Once again, let me intervene in this trainwreck.
realcddeal's mathematical approach is wrong. There's no doubt about that.
What he's attempting is closer to computations of bullet penetration than shear. In such a situation you may divide the bullet energy (in foot-pounds, typically) by the cross-section to get a relative estimate of penetrating power. But that just doesn't hold in this case.
Cratering charges will act by applying impulse to a
section of column. This impulse translates into stress, which may fail the column through shear, through bending, or through fracture. This is complicated. You can't just divide energy by cross-section and be done with it.

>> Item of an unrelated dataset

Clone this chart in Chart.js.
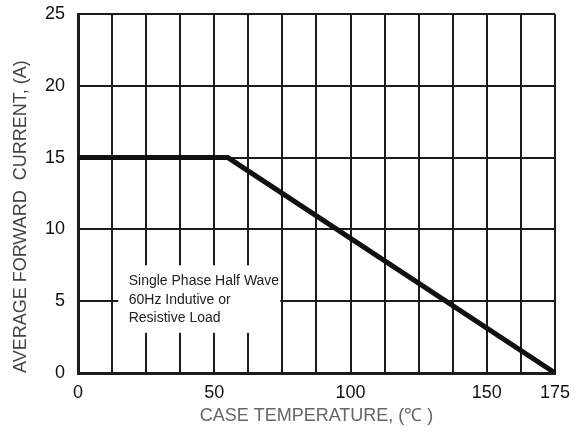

Shaped charges are similar, but apply their impulse over a smaller area. There is also an erosive effect, particularly with respect to things like HEAT shells. This is
way more complicated and generally requires modeling.
realcddeal, you've got a lot to learn...
This whole discussion is moot, anyway. I personally have estimated that it would take about 150 kg of TNT equivalent to destroy an average WTC floor. Not huge charges, but large enough ones. But that ignores that somehow my charges have to:
- Pull in the exterior columns first
- Provide no visible, audible, or seismically detectable flash, blast, or shock
- Survive the impact and fires (particularly impossible for shaped charges)
- Get placed to begin with
- Leave a good chunk of the ruddy core standing after the rest of the collapse was complete!
It's a non-starter. Even if it only took a tiny amount of explosives, it's just not credible. Nor supported by any evidence. So stop fussing about it, please.